GIVEN DATA -

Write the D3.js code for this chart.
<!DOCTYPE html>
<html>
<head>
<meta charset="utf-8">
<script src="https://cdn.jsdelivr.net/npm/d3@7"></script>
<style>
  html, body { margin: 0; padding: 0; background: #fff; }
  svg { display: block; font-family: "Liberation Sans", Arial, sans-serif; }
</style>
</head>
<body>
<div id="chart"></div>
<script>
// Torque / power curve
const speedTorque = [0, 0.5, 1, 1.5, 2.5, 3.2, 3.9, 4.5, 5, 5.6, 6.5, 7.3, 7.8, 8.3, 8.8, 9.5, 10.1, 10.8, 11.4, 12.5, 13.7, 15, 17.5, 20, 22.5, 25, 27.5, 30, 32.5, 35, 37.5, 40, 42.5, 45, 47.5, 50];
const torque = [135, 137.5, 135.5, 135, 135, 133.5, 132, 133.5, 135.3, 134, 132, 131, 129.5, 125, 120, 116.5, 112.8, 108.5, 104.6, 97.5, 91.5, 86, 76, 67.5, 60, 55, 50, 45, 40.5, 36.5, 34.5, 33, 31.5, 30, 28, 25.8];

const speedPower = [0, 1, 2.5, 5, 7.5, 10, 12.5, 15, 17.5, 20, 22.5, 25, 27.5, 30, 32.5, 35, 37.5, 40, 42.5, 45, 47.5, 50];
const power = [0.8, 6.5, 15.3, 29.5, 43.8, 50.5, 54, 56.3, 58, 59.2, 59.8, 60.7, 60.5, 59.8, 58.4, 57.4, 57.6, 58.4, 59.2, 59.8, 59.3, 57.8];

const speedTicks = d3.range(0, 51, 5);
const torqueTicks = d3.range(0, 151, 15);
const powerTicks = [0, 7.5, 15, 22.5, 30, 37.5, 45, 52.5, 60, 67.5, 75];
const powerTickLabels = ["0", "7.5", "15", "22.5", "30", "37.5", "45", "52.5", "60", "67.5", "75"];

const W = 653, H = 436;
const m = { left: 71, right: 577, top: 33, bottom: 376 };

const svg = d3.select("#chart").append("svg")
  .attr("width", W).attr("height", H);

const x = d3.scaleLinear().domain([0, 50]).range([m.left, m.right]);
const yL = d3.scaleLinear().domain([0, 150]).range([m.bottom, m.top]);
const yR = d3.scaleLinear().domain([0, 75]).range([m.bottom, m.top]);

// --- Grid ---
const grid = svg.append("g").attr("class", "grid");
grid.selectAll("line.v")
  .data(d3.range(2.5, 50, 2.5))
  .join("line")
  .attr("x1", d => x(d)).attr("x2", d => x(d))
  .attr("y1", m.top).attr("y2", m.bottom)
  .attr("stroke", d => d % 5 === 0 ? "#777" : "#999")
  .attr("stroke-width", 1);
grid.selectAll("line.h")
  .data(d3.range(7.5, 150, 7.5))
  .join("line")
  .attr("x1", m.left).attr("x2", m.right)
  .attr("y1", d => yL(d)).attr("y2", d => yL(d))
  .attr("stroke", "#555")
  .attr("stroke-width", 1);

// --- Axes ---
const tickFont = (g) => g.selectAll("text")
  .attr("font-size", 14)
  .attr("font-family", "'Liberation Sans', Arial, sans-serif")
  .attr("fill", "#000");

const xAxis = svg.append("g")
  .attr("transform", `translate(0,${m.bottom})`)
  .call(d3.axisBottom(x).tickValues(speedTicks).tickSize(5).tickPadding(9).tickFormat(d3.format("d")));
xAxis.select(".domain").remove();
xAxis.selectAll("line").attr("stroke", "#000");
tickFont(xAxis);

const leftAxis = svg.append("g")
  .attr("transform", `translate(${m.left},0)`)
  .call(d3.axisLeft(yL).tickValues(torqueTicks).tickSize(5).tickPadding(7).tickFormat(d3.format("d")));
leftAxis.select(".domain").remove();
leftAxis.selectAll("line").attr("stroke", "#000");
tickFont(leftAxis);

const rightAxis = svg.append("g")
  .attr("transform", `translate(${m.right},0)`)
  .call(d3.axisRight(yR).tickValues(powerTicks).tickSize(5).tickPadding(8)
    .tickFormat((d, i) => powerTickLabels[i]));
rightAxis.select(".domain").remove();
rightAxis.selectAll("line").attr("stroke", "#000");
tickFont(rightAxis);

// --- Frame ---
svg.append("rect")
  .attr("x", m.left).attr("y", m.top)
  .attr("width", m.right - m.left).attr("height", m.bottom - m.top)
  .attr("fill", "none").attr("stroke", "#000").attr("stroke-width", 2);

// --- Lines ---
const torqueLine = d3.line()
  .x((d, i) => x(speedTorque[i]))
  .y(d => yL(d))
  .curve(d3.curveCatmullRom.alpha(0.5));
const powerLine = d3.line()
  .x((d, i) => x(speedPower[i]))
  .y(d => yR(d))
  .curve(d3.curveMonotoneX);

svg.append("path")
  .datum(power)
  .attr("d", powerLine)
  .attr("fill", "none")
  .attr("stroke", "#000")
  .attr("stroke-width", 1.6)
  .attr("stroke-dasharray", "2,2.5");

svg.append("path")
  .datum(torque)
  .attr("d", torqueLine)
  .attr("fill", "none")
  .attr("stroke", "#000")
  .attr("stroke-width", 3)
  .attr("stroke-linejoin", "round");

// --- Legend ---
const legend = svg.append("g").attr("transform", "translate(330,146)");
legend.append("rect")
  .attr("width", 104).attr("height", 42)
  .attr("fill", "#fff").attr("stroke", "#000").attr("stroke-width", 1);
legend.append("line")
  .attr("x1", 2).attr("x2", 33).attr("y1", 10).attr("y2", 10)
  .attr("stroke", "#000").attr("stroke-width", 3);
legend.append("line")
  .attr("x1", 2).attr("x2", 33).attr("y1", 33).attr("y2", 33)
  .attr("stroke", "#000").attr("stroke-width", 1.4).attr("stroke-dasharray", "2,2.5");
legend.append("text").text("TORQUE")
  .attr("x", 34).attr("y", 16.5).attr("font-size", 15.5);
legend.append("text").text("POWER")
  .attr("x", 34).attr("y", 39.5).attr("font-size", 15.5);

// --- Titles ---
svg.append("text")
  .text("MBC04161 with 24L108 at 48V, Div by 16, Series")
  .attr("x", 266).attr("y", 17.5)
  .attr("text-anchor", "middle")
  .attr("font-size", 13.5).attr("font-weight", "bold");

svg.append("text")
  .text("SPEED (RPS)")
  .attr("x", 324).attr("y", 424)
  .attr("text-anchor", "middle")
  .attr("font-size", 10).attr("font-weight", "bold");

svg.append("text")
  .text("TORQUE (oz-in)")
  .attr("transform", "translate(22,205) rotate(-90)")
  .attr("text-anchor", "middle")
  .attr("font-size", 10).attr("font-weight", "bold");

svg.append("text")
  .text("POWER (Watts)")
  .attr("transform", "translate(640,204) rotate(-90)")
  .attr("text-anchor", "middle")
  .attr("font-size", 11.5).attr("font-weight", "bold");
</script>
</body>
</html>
---
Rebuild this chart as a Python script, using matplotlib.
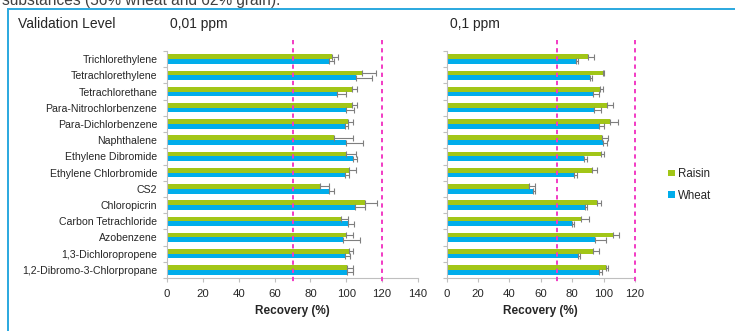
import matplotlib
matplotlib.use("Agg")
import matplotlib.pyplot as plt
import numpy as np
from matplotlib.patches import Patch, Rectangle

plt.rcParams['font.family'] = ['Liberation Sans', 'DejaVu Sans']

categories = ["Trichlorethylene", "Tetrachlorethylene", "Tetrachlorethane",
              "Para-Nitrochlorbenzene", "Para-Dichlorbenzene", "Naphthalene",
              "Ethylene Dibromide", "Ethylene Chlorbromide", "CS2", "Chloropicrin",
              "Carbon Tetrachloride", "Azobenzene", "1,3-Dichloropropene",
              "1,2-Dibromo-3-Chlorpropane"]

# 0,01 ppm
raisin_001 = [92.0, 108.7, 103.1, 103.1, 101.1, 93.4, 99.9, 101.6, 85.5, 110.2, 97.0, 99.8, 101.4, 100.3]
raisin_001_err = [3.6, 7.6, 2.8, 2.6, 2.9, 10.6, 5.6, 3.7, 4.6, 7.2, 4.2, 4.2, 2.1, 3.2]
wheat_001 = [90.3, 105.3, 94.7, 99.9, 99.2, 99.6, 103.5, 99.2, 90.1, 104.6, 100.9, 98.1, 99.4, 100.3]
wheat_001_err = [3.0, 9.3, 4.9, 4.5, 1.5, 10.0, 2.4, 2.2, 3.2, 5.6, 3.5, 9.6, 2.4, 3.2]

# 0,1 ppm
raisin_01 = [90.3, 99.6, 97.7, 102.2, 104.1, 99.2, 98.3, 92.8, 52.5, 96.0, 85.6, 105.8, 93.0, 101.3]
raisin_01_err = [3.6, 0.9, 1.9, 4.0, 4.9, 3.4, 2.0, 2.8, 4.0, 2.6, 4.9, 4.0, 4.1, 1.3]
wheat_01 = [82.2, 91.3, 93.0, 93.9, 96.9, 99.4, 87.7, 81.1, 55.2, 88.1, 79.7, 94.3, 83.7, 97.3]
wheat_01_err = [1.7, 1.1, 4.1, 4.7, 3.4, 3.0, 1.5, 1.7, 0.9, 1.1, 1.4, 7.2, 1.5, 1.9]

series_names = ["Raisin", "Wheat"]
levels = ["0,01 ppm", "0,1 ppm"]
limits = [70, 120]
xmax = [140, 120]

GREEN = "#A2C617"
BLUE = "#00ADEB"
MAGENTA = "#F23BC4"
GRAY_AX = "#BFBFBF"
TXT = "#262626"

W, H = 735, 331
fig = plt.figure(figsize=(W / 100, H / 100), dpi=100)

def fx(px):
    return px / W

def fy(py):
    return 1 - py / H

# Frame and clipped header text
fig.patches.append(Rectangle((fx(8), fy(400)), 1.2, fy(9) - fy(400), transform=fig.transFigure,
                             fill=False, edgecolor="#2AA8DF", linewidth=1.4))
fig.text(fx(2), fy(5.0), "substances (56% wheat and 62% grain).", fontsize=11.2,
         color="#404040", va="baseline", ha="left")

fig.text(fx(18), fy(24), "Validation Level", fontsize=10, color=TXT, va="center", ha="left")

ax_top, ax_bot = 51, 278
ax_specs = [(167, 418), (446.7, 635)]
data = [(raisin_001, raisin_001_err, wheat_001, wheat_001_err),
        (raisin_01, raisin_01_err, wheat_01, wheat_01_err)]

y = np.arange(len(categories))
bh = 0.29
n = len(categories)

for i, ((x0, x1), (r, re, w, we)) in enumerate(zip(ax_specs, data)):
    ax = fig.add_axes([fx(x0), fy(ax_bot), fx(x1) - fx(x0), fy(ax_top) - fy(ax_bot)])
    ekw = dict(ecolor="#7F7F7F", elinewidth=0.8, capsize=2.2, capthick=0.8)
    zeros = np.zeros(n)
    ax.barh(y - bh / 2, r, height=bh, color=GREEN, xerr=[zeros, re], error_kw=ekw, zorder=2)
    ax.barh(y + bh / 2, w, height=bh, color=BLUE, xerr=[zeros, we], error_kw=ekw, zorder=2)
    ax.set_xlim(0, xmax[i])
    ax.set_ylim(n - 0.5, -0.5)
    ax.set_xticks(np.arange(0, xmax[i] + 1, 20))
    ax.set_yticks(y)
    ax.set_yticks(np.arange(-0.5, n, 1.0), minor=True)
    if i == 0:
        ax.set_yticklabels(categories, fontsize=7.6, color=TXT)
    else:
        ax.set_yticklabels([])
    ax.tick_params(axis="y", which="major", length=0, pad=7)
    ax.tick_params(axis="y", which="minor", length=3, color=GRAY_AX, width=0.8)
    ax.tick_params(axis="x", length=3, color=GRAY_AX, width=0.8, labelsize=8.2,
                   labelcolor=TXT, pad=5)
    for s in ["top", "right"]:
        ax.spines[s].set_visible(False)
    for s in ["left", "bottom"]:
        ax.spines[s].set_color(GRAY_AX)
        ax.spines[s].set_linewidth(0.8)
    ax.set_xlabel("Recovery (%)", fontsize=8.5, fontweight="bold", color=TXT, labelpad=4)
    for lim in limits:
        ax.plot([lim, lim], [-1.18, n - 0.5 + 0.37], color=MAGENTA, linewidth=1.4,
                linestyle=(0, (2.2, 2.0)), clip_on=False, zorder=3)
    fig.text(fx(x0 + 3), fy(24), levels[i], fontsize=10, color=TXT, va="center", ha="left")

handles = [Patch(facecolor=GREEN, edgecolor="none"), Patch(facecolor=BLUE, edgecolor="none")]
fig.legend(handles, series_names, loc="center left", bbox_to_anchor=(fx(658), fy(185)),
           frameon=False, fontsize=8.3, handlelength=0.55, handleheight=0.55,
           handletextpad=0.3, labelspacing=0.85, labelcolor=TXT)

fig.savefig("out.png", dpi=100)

AIM -
Every line from the one containing "Rebuild this chart" to the one containing "9.6, 2.4, 3.2]" should be output exactly, both ends included. Nothing else goes in, and no pictures either.

CORRECT OUTPUT -
Rebuild this chart as a Python script, using matplotlib.
import matplotlib
matplotlib.use("Agg")
import matplotlib.pyplot as plt
import numpy as np
from matplotlib.patches import Patch, Rectangle

plt.rcParams['font.family'] = ['Liberation Sans', 'DejaVu Sans']

categories = ["Trichlorethylene", "Tetrachlorethylene", "Tetrachlorethane",
              "Para-Nitrochlorbenzene", "Para-Dichlorbenzene", "Naphthalene",
              "Ethylene Dibromide", "Ethylene Chlorbromide", "CS2", "Chloropicrin",
              "Carbon Tetrachloride", "Azobenzene", "1,3-Dichloropropene",
              "1,2-Dibromo-3-Chlorpropane"]

# 0,01 ppm
raisin_001 = [92.0, 108.7, 103.1, 103.1, 101.1, 93.4, 99.9, 101.6, 85.5, 110.2, 97.0, 99.8, 101.4, 100.3]
raisin_001_err = [3.6, 7.6, 2.8, 2.6, 2.9, 10.6, 5.6, 3.7, 4.6, 7.2, 4.2, 4.2, 2.1, 3.2]
wheat_001 = [90.3, 105.3, 94.7, 99.9, 99.2, 99.6, 103.5, 99.2, 90.1, 104.6, 100.9, 98.1, 99.4, 100.3]
wheat_001_err = [3.0, 9.3, 4.9, 4.5, 1.5, 10.0, 2.4, 2.2, 3.2, 5.6, 3.5, 9.6, 2.4, 3.2]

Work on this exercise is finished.